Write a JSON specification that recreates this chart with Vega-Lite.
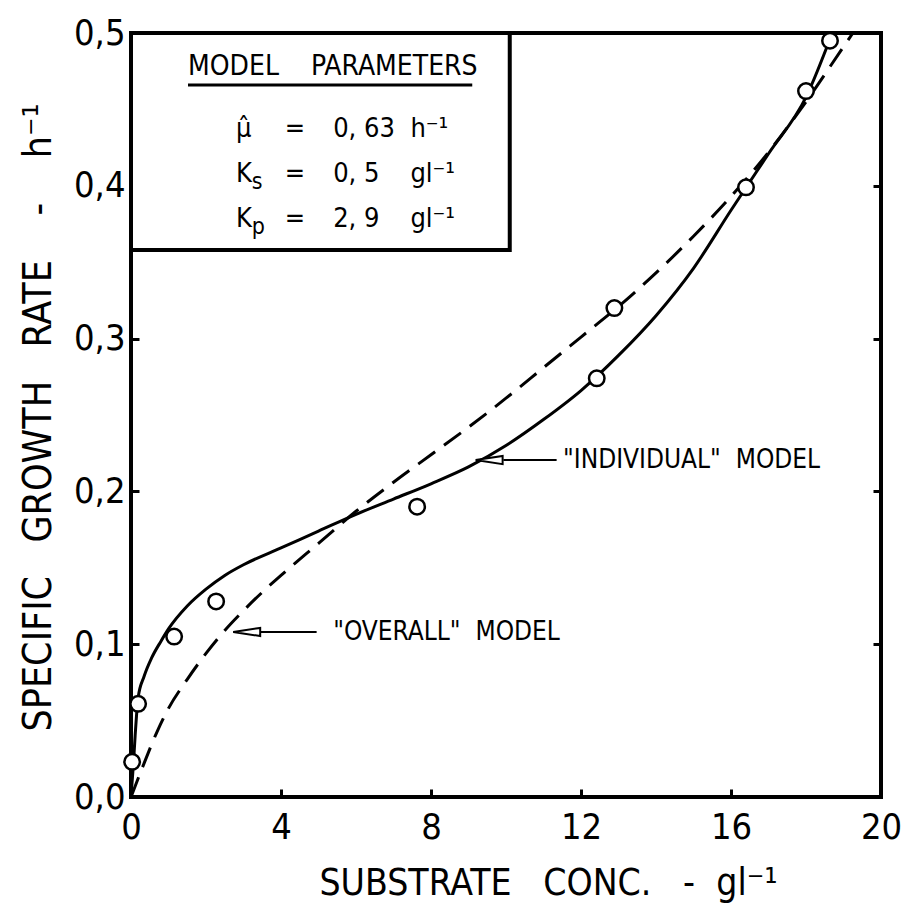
{
  "$schema": "https://vega.github.io/schema/vega-lite/v6.json",
  "width": 750,
  "height": 764,
  "autosize": {"type": "none"},
  "padding": {"left": 131, "top": 33, "right": 20, "bottom": 118},
  "background": "white",
  "datasets": {
    "curves": [
      {"model": "individual", "x": 0, "y": 0},
      {"model": "individual", "x": 0.06, "y": 0.02},
      {"model": "individual", "x": 0.11, "y": 0.04},
      {"model": "individual", "x": 0.19, "y": 0.065},
      {"model": "individual", "x": 0.35, "y": 0.079},
      {"model": "individual", "x": 0.55, "y": 0.091},
      {"model": "individual", "x": 0.8, "y": 0.102},
      {"model": "individual", "x": 1.0, "y": 0.11},
      {"model": "individual", "x": 1.5, "y": 0.125},
      {"model": "individual", "x": 2.0, "y": 0.136},
      {"model": "individual", "x": 2.5, "y": 0.145},
      {"model": "individual", "x": 3.0, "y": 0.152},
      {"model": "individual", "x": 4.0, "y": 0.163},
      {"model": "individual", "x": 5.0, "y": 0.174},
      {"model": "individual", "x": 6.0, "y": 0.185},
      {"model": "individual", "x": 7.0, "y": 0.195},
      {"model": "individual", "x": 8.0, "y": 0.205},
      {"model": "individual", "x": 9.0, "y": 0.216},
      {"model": "individual", "x": 10.0, "y": 0.23},
      {"model": "individual", "x": 11.0, "y": 0.247},
      {"model": "individual", "x": 12.0, "y": 0.266},
      {"model": "individual", "x": 13.0, "y": 0.289},
      {"model": "individual", "x": 14.0, "y": 0.315},
      {"model": "individual", "x": 15.0, "y": 0.346},
      {"model": "individual", "x": 16.0, "y": 0.384},
      {"model": "individual", "x": 17.0, "y": 0.421},
      {"model": "individual", "x": 18.0, "y": 0.458},
      {"model": "individual", "x": 18.7, "y": 0.5},
      {"model": "overall", "x": 0, "y": 0},
      {"model": "overall", "x": 0.3, "y": 0.019},
      {"model": "overall", "x": 0.7, "y": 0.043},
      {"model": "overall", "x": 1.0, "y": 0.058},
      {"model": "overall", "x": 1.5, "y": 0.077},
      {"model": "overall", "x": 2.0, "y": 0.094},
      {"model": "overall", "x": 2.5, "y": 0.109},
      {"model": "overall", "x": 3.0, "y": 0.122},
      {"model": "overall", "x": 3.5, "y": 0.134},
      {"model": "overall", "x": 4.0, "y": 0.145},
      {"model": "overall", "x": 5.0, "y": 0.166},
      {"model": "overall", "x": 6.0, "y": 0.187},
      {"model": "overall", "x": 7.0, "y": 0.206},
      {"model": "overall", "x": 8.0, "y": 0.224},
      {"model": "overall", "x": 9.0, "y": 0.242},
      {"model": "overall", "x": 10.0, "y": 0.261},
      {"model": "overall", "x": 11.0, "y": 0.281},
      {"model": "overall", "x": 12.0, "y": 0.301},
      {"model": "overall", "x": 13.0, "y": 0.321},
      {"model": "overall", "x": 14.0, "y": 0.343},
      {"model": "overall", "x": 15.0, "y": 0.367},
      {"model": "overall", "x": 16.0, "y": 0.393},
      {"model": "overall", "x": 17.0, "y": 0.422},
      {"model": "overall", "x": 18.0, "y": 0.455},
      {"model": "overall", "x": 19.0, "y": 0.491},
      {"model": "overall", "x": 19.25, "y": 0.5}
    ],
    "measured": [
      {"x": 0.03, "y": 0.023},
      {"x": 0.19, "y": 0.061},
      {"x": 1.15, "y": 0.105},
      {"x": 2.27, "y": 0.128},
      {"x": 7.63, "y": 0.19},
      {"x": 12.42, "y": 0.274},
      {"x": 12.89, "y": 0.32},
      {"x": 16.4, "y": 0.399},
      {"x": 18.0, "y": 0.462},
      {"x": 18.64, "y": 0.495}
    ],
    "params": [
      {"sym": "μ̂", "sub": "", "val": "0, 63", "unit": "h⁻¹", "row": 0.4319},
      {"sym": "K", "sub": "s", "val": "0, 5", "unit": "gl⁻¹", "row": 0.4025},
      {"sym": "K", "sub": "p", "val": "2, 9", "unit": "gl⁻¹", "row": 0.373}
    ],
    "notes": [
      {"label": "\"OVERALL\"\u00a0\u00a0MODEL", "tip": 3.085, "lineFrom": 3.44, "lineTo": 4.95, "textX": 5.39, "y": 0.108},
      {"label": "\"INDIVIDUAL\"\u00a0\u00a0MODEL", "tip": 9.55, "lineFrom": 9.93, "lineTo": 11.35, "textX": 11.52, "y": 0.2205}
    ]
  },
  "config": {
    "font": "DejaVu Sans Condensed, sans-serif",
    "view": {"stroke": "black", "strokeWidth": 4},
    "axis": {
      "domain": false,
      "grid": false,
      "tickColor": "black",
      "tickWidth": 3,
      "labelColor": "black",
      "titleColor": "black",
      "labelFont": "DejaVu Sans Condensed, sans-serif",
      "titleFont": "DejaVu Sans Condensed, sans-serif",
      "labelFontSize": 36,
      "titleFontSize": 39,
      "titleFontWeight": "normal"
    },
    "text": {"font": "DejaVu Sans Condensed, sans-serif", "color": "black"}
  },
  "resolve": {"axis": {"x": "independent", "y": "independent"}},
  "layer": [
    {
      "data": {"name": "curves"},
      "transform": [{"filter": "datum.model === 'individual'"}],
      "mark": {"type": "line", "color": "black", "strokeWidth": 3, "interpolate": "monotone"},
      "encoding": {
        "x": {
          "field": "x", "type": "quantitative",
          "scale": {"domain": [0, 20], "nice": false, "zero": false},
          "axis": {
            "values": [0, 4, 8, 12, 16, 20],
            "format": "d",
            "tickSize": -8,
            "labelPadding": 21,
            "labelFlush": false,
            "title": "SUBSTRATE\u00a0\u00a0\u00a0CONC.\u00a0\u00a0\u00a0-\u00a0\u00a0gl⁻¹",
            "titleFontSize": 37,
            "titleX": 417,
            "titleY": 97,
            "titleAlign": "center",
            "titleBaseline": "alphabetic"
          }
        },
        "y": {
          "field": "y", "type": "quantitative",
          "scale": {"domain": [0, 0.5], "nice": false, "zero": false},
          "axis": {
            "values": [0, 0.1, 0.2, 0.3, 0.4, 0.5],
            "labelExpr": "replace(format(datum.value, '.1f'), '.', ',')",
            "tickSize": -8,
            "labelPadding": 14,
            "labelFlush": false,
            "title": "SPECIFIC\u00a0\u00a0\u00a0GROWTH\u00a0\u00a0\u00a0RATE\u00a0\u00a0\u00a0\u00a0-\u00a0\u00a0\u00a0\u00a0h⁻¹",
            "titleAngle": -90,
            "titleX": -93,
            "titleY": 384,
            "titleAlign": "center",
            "titleBaseline": "middle"
          }
        }
      }
    },
    {
      "data": {"name": "curves"},
      "transform": [{"filter": "datum.model === 'overall'"}],
      "mark": {"type": "line", "color": "black", "strokeWidth": 3, "strokeDash": [21, 11], "interpolate": "monotone"},
      "encoding": {
        "x": {"field": "x", "type": "quantitative", "axis": null},
        "y": {"field": "y", "type": "quantitative", "axis": null}
      }
    },
    {
      "data": {"name": "measured"},
      "mark": {"type": "point", "shape": "circle", "filled": true, "fill": "white", "stroke": "black", "strokeWidth": 2.5, "size": 240, "opacity": 1},
      "encoding": {
        "x": {"field": "x", "type": "quantitative", "axis": null},
        "y": {
          "field": "y", "type": "quantitative",
          "axis": {"orient": "right", "values": [0.1, 0.2, 0.3, 0.4], "labels": false, "tickSize": -8, "title": null}
        }
      }
    },
    {
      "data": {"values": [{}]},
      "mark": {"type": "rect", "fill": "white", "stroke": "black", "strokeWidth": 4},
      "encoding": {
        "x": {"datum": 0, "axis": null},
        "x2": {"datum": 10.1},
        "y": {"datum": 0.358, "axis": null},
        "y2": {"datum": 0.5}
      }
    },
    {
      "data": {"values": [{"t": "MODEL\u00a0\u00a0\u00a0\u00a0PARAMETERS"}]},
      "mark": {"type": "text", "align": "left", "baseline": "alphabetic", "fontSize": 28},
      "encoding": {
        "x": {"datum": 1.52, "axis": null},
        "y": {"datum": 0.4725, "axis": null},
        "text": {"field": "t"}
      }
    },
    {
      "data": {"values": [{}]},
      "mark": {"type": "rule", "color": "black", "strokeWidth": 3},
      "encoding": {
        "x": {"datum": 1.52, "axis": null},
        "x2": {"datum": 9.1},
        "y": {"datum": 0.466, "axis": null}
      }
    },
    {
      "data": {"name": "params"},
      "mark": {"type": "text", "align": "left", "baseline": "alphabetic", "fontSize": 27},
      "encoding": {
        "x": {"datum": 2.8, "axis": null},
        "y": {"field": "row", "type": "quantitative", "axis": null},
        "text": {"field": "sym"}
      }
    },
    {
      "data": {"name": "params"},
      "mark": {"type": "text", "align": "left", "baseline": "alphabetic", "fontSize": 23, "dy": 7},
      "encoding": {
        "x": {"datum": 3.22, "axis": null},
        "y": {"field": "row", "type": "quantitative", "axis": null},
        "text": {"field": "sub"}
      }
    },
    {
      "data": {"name": "params"},
      "mark": {"type": "text", "align": "center", "baseline": "alphabetic", "fontSize": 27},
      "encoding": {
        "x": {"datum": 4.37, "axis": null},
        "y": {"field": "row", "type": "quantitative", "axis": null},
        "text": {"value": "="}
      }
    },
    {
      "data": {"name": "params"},
      "mark": {"type": "text", "align": "left", "baseline": "alphabetic", "fontSize": 27},
      "encoding": {
        "x": {"datum": 5.39, "axis": null},
        "y": {"field": "row", "type": "quantitative", "axis": null},
        "text": {"field": "val"}
      }
    },
    {
      "data": {"name": "params"},
      "mark": {"type": "text", "align": "left", "baseline": "alphabetic", "fontSize": 27},
      "encoding": {
        "x": {"datum": 7.45, "axis": null},
        "y": {"field": "row", "type": "quantitative", "axis": null},
        "text": {"field": "unit"}
      }
    },
    {
      "data": {"name": "notes"},
      "mark": {"type": "rule", "color": "black", "strokeWidth": 2},
      "encoding": {
        "x": {"field": "lineFrom", "type": "quantitative", "axis": null},
        "x2": {"field": "lineTo"},
        "y": {"field": "y", "type": "quantitative", "axis": null}
      }
    },
    {
      "data": {"name": "notes"},
      "mark": {"type": "point", "shape": "M-1,0L1,-0.3L1,0.3Z", "filled": true, "fill": "white", "stroke": "black", "strokeWidth": 2, "size": 729, "opacity": 1},
      "encoding": {
        "x": {"field": "tip", "type": "quantitative", "axis": null},
        "y": {"field": "y", "type": "quantitative", "axis": null}
      }
    },
    {
      "data": {"name": "notes"},
      "mark": {"type": "text", "align": "left", "baseline": "middle", "fontSize": 26},
      "encoding": {
        "x": {"field": "textX", "type": "quantitative", "axis": null},
        "y": {"field": "y", "type": "quantitative", "axis": null},
        "text": {"field": "label"}
      }
    }
  ]
}
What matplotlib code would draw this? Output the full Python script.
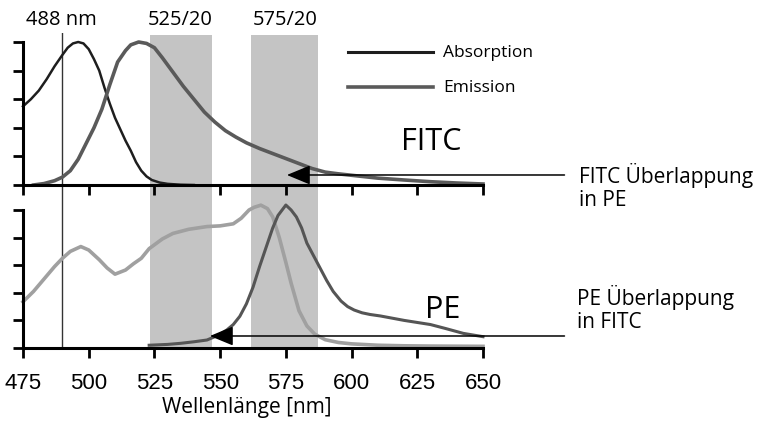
import matplotlib
matplotlib.use("Agg")
import matplotlib.pyplot as plt

# FITC (oberes Panel)
fitc_abs_nm = [475, 478, 481, 484, 487, 490, 492, 494, 496, 498, 500, 502, 504, 506, 508, 510,
               512, 514, 516, 517, 518, 520, 522, 524, 527, 530, 535, 540]
fitc_abs = [0.55, 0.60, 0.66, 0.74, 0.83, 0.91, 0.96, 0.99, 1.0, 0.99, 0.95, 0.88, 0.80, 0.68,
            0.57, 0.47, 0.39, 0.31, 0.24, 0.20, 0.16, 0.10, 0.06, 0.035, 0.017, 0.008, 0.002, 0.0]

fitc_em_nm = [479, 483, 487, 490, 493, 496, 499, 502, 505, 508, 511, 514, 516, 519, 522, 525,
              528, 532, 536, 540, 544, 548, 552, 556, 560, 565, 570, 575, 580, 585, 590, 595,
              600, 610, 620, 630, 640, 650]
fitc_em = [0.0, 0.01, 0.03, 0.055, 0.10, 0.18, 0.29, 0.40, 0.53, 0.70, 0.86, 0.94, 0.98, 1.0,
           0.99, 0.96, 0.89, 0.79, 0.69, 0.60, 0.51, 0.44, 0.38, 0.335, 0.295, 0.255, 0.22, 0.185,
           0.15, 0.115, 0.09, 0.078, 0.068, 0.048, 0.035, 0.023, 0.014, 0.007]

# PE (unteres Panel)
pe_abs_nm = [475, 479, 483, 487, 490, 493, 497, 500, 504, 507, 510, 514, 517, 520, 523, 528,
             532, 538, 545, 550, 555, 558, 561, 563, 565.5, 568, 570, 572.5, 575, 577, 580,
             583, 586, 590, 595, 600, 610, 620, 630, 640, 650]
pe_abs = [0.335, 0.41, 0.50, 0.59, 0.65, 0.70, 0.735, 0.71, 0.64, 0.58, 0.535, 0.565, 0.61,
          0.65, 0.72, 0.79, 0.83, 0.86, 0.88, 0.885, 0.90, 0.94, 1.0, 1.02, 1.035, 1.01, 0.95,
          0.80, 0.62, 0.47, 0.27, 0.16, 0.10, 0.06, 0.04, 0.03, 0.02, 0.016, 0.014, 0.013, 0.012]

pe_em_nm = [523, 530, 535, 540, 545, 549, 552.5, 555, 557.5, 560, 562.5, 565, 567.5, 570, 572,
            575, 577, 579, 581, 583, 585.5, 588, 590.5, 593, 596, 598.5, 601, 604, 607, 611,
            620, 630, 636, 642.5, 650]
pe_em = [0.02, 0.026, 0.034, 0.045, 0.058, 0.09, 0.13, 0.17, 0.23, 0.32, 0.44, 0.59, 0.73,
         0.87, 0.96, 1.036, 1.0, 0.95, 0.87, 0.76, 0.67, 0.58, 0.49, 0.41, 0.34, 0.30, 0.275,
         0.255, 0.243, 0.232, 0.20, 0.17, 0.14, 0.106, 0.082]

filter_bands = [(523.3, 546.9), (561.7, 587.2)]
filter_labels = ["525/20", "575/20"]
laser_nm = 490
xticks = [475, 500, 525, 550, 575, 600, 625, 650]

W, H = 760, 421
fig = plt.figure(figsize=(W / 100, H / 100), dpi=100)

def box(x0, y0, x1, y1):
    return [x0 / W, 1 - y1 / H, (x1 - x0) / W, (y1 - y0) / H]

myriad = ["Open Sans", "DejaVu Sans"]
arial = ["Liberation Sans", "DejaVu Sans"]

# Hintergrund: Filterbaender und Laserlinie ueber beide Panels
bg = fig.add_axes(box(23, 33, 483, 348), zorder=0)
bg.set_xlim(475, 650)
bg.set_ylim(0, 1)
bg.axis("off")
for lo, hi in filter_bands:
    bg.axvspan(lo, hi, ymin=0, ymax=(348 - 35) / (348 - 33), color="#c4c4c4", lw=0)
bg.axvline(laser_nm, color="#333333", lw=1.0)

ax1 = fig.add_axes(box(23, 42, 483, 185), zorder=1)
ax2 = fig.add_axes(box(23, 210, 483, 348), zorder=1)

for ax in (ax1, ax2):
    ax.patch.set_visible(False)
    ax.set_xlim(475, 650)
    ax.set_ylim(0, 1)
    ax.spines["top"].set_visible(False)
    ax.spines["right"].set_visible(False)
    ax.spines["left"].set_linewidth(2.2)
    ax.spines["bottom"].set_linewidth(2.2)
    ax.set_xticks(xticks)
    ax.set_yticks([0, 0.2, 0.4, 0.6, 0.8, 1.0])
    ax.set_yticklabels([])
    ax.tick_params(direction="out", length=7, width=2, color="black")

ax1.set_xticklabels([])
ax2.set_xticklabels([str(t) for t in xticks], fontsize=16, family=arial)
ax2.tick_params(axis="x", pad=11)

ax1.plot(fitc_abs_nm, fitc_abs, color="#1e1e1e", lw=1.8, clip_on=False, label="Absorption")
ax1.plot(fitc_em_nm, fitc_em, color="#5a5a5a", lw=2.6, clip_on=False, label="Emission")
ax2.plot(pe_abs_nm, pe_abs, color="#a0a0a0", lw=2.6, clip_on=False)
ax2.plot(pe_em_nm, pe_em, color="#555555", lw=2.2, clip_on=False)

# Pfeile (Ueberlappung)
arrow_kw = dict(arrowstyle="-|>,head_length=1.45,head_width=0.6", color="black", lw=1.1,
                shrinkA=0, shrinkB=0, mutation_scale=10)
ax1.annotate("", xy=(575.4, 0.07), xytext=(681, 0.07), arrowprops=arrow_kw,
             annotation_clip=False)
ax2.annotate("", xy=(546.1, 0.087), xytext=(681, 0.087), arrowprops=arrow_kw,
             annotation_clip=False)

# Legende von Hand
fig.add_artist(plt.Line2D([348 / W, 433 / W], [1 - 52 / H, 1 - 52 / H], color="#1e1e1e", lw=2.2))
fig.add_artist(plt.Line2D([348 / W, 433 / W], [1 - 87 / H, 1 - 87 / H], color="#5a5a5a", lw=2.6))
fig.text(443 / W, 1 - 53 / H, "Absorption", fontsize=12.5, family=myriad, va="center")
fig.text(443 / W, 1 - 88 / H, "Emission", fontsize=12.5, family=myriad, va="center")

fig.text(61 / W, 1 - 20 / H, "488 nm", fontsize=14.5, family=myriad, va="center", ha="center")
fig.text(180 / W, 1 - 20 / H, filter_labels[0], fontsize=14.5, family=myriad, va="center", ha="center")
fig.text(285 / W, 1 - 20 / H, filter_labels[1], fontsize=14.5, family=myriad, va="center", ha="center")

fig.text(401 / W, 1 - 142 / H, "FITC", fontsize=22, family=myriad, va="center")
fig.text(425 / W, 1 - 310 / H, "PE", fontsize=22, family=myriad, va="center")

fig.text(579 / W, 1 - 187 / H, "FITC Überlappung\nin PE", fontsize=15, family=myriad,
         va="center", linespacing=1.15)
fig.text(577 / W, 1 - 309 / H, "PE Überlappung\nin FITC", fontsize=15, family=myriad,
         va="center", linespacing=1.15)

fig.text(247 / W, 1 - 408 / H, "Wellenlänge [nm]", fontsize=15, family=myriad,
         va="center", ha="center")

fig.savefig("out.png", dpi=100)
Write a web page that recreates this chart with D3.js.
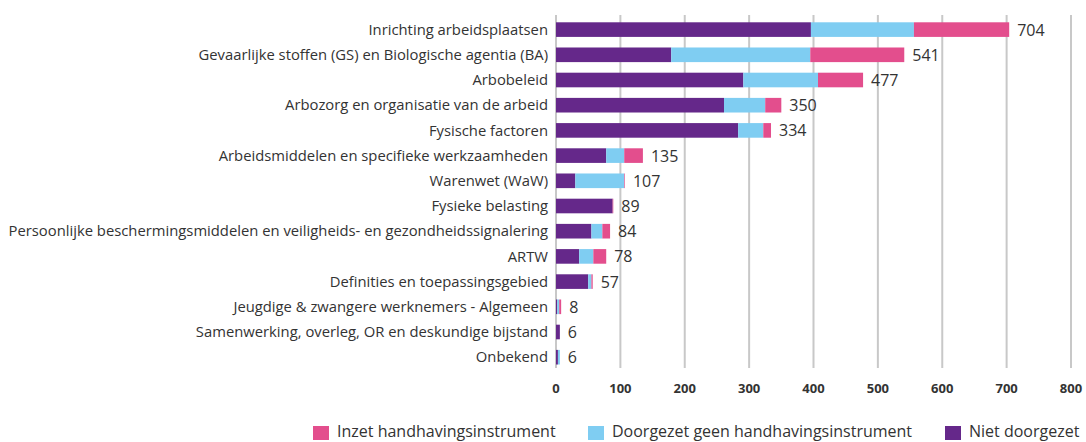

— GOAL —
Only the lines between the line with "What matplotlib code" and the line with "0.008, 0.002, 0.0]", inclusive, should be reproduced, exactly as written and without pictures.

— RESULT OF THE EXERCISE —
What matplotlib code would draw this? Output the full Python script.
import matplotlib
matplotlib.use("Agg")
import matplotlib.pyplot as plt

# FITC (oberes Panel)
fitc_abs_nm = [475, 478, 481, 484, 487, 490, 492, 494, 496, 498, 500, 502, 504, 506, 508, 510,
               512, 514, 516, 517, 518, 520, 522, 524, 527, 530, 535, 540]
fitc_abs = [0.55, 0.60, 0.66, 0.74, 0.83, 0.91, 0.96, 0.99, 1.0, 0.99, 0.95, 0.88, 0.80, 0.68,
            0.57, 0.47, 0.39, 0.31, 0.24, 0.20, 0.16, 0.10, 0.06, 0.035, 0.017, 0.008, 0.002, 0.0]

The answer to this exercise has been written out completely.